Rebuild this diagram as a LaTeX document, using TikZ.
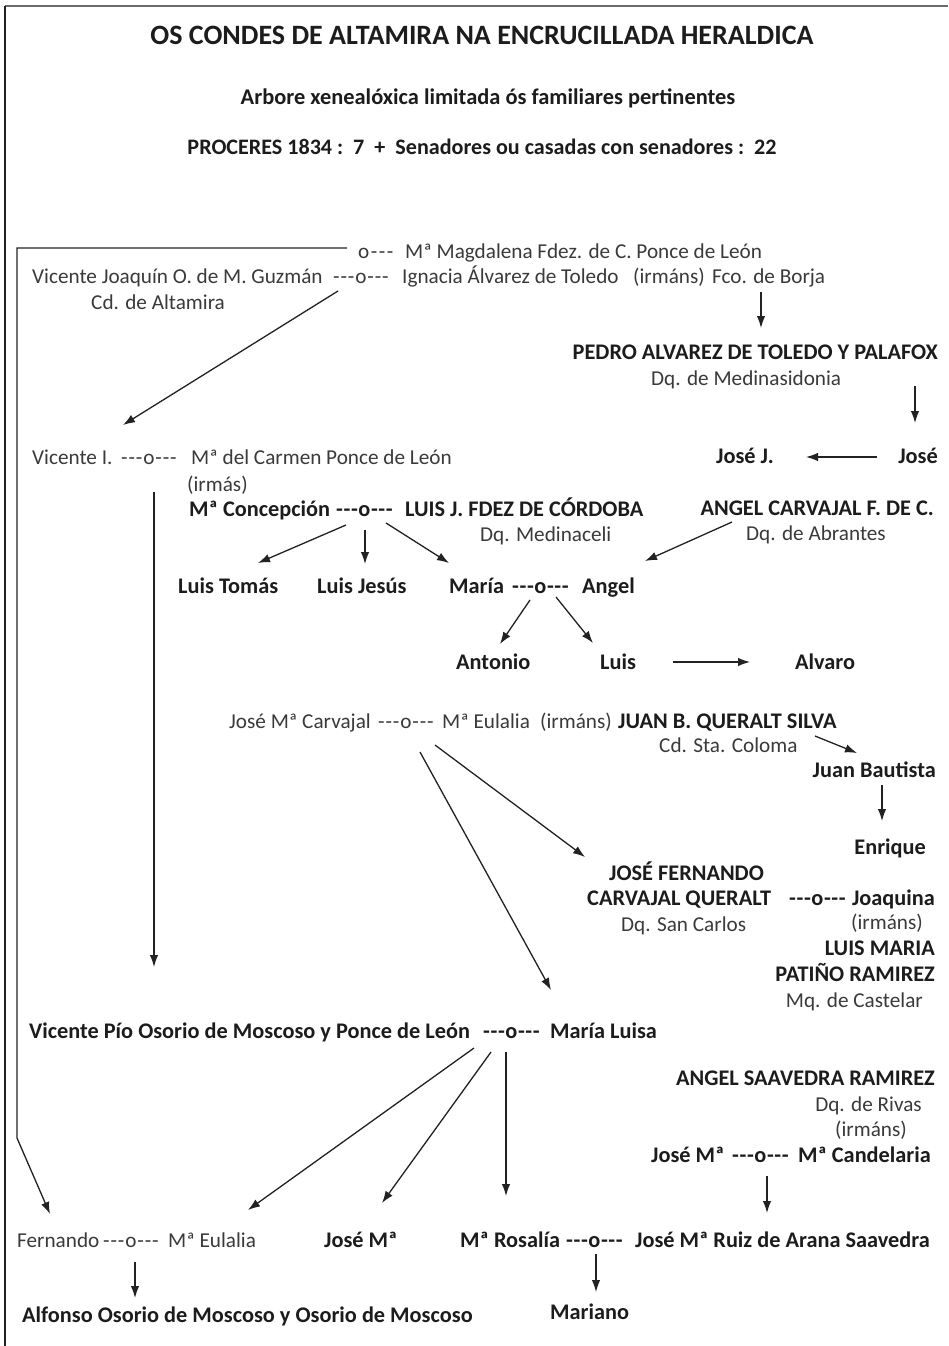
* * * * *
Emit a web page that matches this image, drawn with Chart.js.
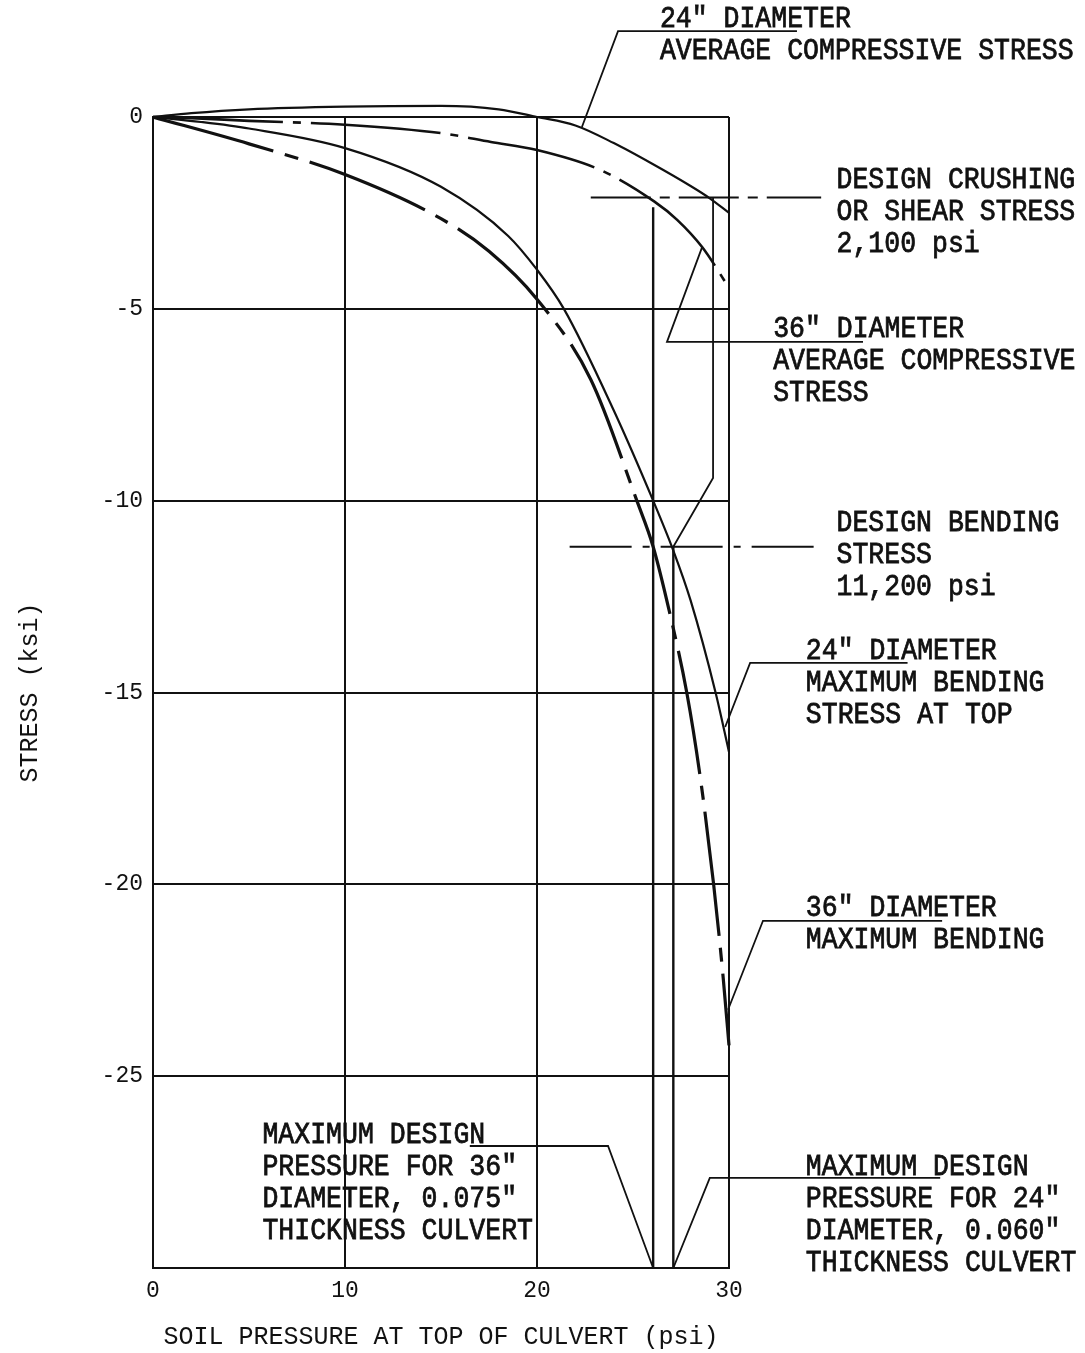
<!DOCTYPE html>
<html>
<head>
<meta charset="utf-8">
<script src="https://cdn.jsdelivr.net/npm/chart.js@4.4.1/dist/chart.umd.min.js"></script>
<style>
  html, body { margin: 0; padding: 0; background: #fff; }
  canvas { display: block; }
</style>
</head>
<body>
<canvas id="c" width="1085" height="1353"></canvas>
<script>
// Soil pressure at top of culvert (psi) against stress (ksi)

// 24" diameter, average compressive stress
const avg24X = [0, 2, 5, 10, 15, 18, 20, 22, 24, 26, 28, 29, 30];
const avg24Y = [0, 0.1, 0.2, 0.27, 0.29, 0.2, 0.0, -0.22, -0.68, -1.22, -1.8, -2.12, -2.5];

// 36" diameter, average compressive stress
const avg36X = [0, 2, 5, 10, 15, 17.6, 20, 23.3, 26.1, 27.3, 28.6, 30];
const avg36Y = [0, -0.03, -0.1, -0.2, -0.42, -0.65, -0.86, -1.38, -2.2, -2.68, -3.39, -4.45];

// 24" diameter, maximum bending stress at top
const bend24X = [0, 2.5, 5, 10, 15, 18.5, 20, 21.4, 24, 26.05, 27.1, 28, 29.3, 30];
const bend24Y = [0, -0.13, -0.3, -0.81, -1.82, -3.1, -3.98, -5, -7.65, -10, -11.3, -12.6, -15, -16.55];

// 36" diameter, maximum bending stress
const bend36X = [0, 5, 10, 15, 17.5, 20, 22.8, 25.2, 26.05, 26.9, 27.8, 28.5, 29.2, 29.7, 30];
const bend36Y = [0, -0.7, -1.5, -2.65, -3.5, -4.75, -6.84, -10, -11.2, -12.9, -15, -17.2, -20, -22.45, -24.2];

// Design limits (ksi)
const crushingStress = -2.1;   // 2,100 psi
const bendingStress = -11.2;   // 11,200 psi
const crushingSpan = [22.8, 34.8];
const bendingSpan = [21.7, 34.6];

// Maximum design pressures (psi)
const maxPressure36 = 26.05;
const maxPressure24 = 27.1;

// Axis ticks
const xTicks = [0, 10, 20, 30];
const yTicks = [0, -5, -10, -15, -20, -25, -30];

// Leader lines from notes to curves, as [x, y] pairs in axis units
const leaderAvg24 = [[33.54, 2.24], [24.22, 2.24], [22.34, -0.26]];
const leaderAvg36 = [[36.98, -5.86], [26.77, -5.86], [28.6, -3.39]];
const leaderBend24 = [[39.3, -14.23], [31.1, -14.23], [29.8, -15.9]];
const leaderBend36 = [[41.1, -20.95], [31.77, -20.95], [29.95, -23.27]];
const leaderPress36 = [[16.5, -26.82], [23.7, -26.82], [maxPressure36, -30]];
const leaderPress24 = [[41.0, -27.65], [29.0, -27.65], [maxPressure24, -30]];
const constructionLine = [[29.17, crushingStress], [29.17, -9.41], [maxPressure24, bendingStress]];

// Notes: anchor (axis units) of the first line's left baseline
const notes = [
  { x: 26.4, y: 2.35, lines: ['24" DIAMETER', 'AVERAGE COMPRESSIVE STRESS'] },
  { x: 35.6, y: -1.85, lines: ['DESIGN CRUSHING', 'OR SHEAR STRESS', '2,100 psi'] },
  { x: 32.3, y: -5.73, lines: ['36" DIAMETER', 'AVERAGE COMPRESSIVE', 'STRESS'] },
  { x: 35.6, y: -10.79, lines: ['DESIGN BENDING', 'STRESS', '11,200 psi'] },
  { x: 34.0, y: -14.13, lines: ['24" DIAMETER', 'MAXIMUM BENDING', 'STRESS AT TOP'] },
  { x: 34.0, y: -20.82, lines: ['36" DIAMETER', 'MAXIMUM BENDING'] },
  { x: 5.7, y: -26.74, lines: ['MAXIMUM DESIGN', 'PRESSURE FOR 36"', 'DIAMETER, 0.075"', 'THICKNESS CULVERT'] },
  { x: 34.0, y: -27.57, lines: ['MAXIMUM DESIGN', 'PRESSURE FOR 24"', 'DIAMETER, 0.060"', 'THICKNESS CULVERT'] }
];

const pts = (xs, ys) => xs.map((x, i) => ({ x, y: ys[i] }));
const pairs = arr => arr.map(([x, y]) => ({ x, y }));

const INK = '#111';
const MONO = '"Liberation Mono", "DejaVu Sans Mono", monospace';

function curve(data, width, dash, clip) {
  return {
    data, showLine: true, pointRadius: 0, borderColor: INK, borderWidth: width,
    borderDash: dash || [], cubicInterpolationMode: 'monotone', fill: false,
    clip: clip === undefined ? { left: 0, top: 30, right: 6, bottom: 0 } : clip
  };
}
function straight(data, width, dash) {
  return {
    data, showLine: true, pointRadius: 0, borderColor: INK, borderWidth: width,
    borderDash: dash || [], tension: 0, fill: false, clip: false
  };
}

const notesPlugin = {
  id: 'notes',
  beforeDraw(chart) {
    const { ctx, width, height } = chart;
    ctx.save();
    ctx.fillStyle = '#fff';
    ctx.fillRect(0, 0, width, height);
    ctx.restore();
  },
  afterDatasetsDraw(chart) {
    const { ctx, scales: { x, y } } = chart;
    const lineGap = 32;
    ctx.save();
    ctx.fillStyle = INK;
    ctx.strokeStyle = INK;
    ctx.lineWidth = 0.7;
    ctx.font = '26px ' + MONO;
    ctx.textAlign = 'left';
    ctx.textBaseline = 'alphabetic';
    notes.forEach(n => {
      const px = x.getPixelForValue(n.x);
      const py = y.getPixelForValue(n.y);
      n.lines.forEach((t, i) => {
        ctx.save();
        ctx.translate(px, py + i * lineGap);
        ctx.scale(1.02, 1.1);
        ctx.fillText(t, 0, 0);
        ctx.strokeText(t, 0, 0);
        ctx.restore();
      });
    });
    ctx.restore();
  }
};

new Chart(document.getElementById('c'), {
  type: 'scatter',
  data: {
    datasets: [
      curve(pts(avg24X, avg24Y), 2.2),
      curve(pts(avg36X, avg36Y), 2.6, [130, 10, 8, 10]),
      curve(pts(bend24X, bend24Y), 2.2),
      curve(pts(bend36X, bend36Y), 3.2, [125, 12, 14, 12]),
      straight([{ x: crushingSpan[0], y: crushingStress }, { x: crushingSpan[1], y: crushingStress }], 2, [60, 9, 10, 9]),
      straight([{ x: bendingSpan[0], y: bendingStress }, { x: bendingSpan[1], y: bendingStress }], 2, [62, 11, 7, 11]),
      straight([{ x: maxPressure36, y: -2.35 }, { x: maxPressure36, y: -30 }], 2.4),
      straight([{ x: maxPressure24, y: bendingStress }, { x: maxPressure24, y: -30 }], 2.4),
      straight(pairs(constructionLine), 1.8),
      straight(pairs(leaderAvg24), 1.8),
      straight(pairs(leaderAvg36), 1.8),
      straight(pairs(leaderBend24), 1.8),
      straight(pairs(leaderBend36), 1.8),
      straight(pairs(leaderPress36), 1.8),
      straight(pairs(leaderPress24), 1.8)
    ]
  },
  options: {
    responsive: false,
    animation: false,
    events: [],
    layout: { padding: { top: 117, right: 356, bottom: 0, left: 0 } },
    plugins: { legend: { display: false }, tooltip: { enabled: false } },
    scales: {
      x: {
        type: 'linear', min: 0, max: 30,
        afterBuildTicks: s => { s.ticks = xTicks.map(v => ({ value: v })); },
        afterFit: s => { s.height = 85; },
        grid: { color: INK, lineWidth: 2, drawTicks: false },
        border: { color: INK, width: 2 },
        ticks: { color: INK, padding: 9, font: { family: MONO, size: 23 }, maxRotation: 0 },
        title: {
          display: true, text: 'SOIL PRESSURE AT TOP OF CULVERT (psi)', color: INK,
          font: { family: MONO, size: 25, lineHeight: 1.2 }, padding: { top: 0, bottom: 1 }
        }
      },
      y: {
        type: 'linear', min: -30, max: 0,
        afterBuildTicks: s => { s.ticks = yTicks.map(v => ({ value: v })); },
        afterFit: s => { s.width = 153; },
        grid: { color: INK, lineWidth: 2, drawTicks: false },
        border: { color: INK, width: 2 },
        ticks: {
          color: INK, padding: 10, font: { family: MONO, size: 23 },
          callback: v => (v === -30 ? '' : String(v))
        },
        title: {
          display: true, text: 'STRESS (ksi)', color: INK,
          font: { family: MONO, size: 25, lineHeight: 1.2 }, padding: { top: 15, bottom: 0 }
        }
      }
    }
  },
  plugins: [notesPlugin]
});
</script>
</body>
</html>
* * * * *
Task requirements: In the listing above, how many lines hold the word "this"? Give the number and nothing more.

Solution: 2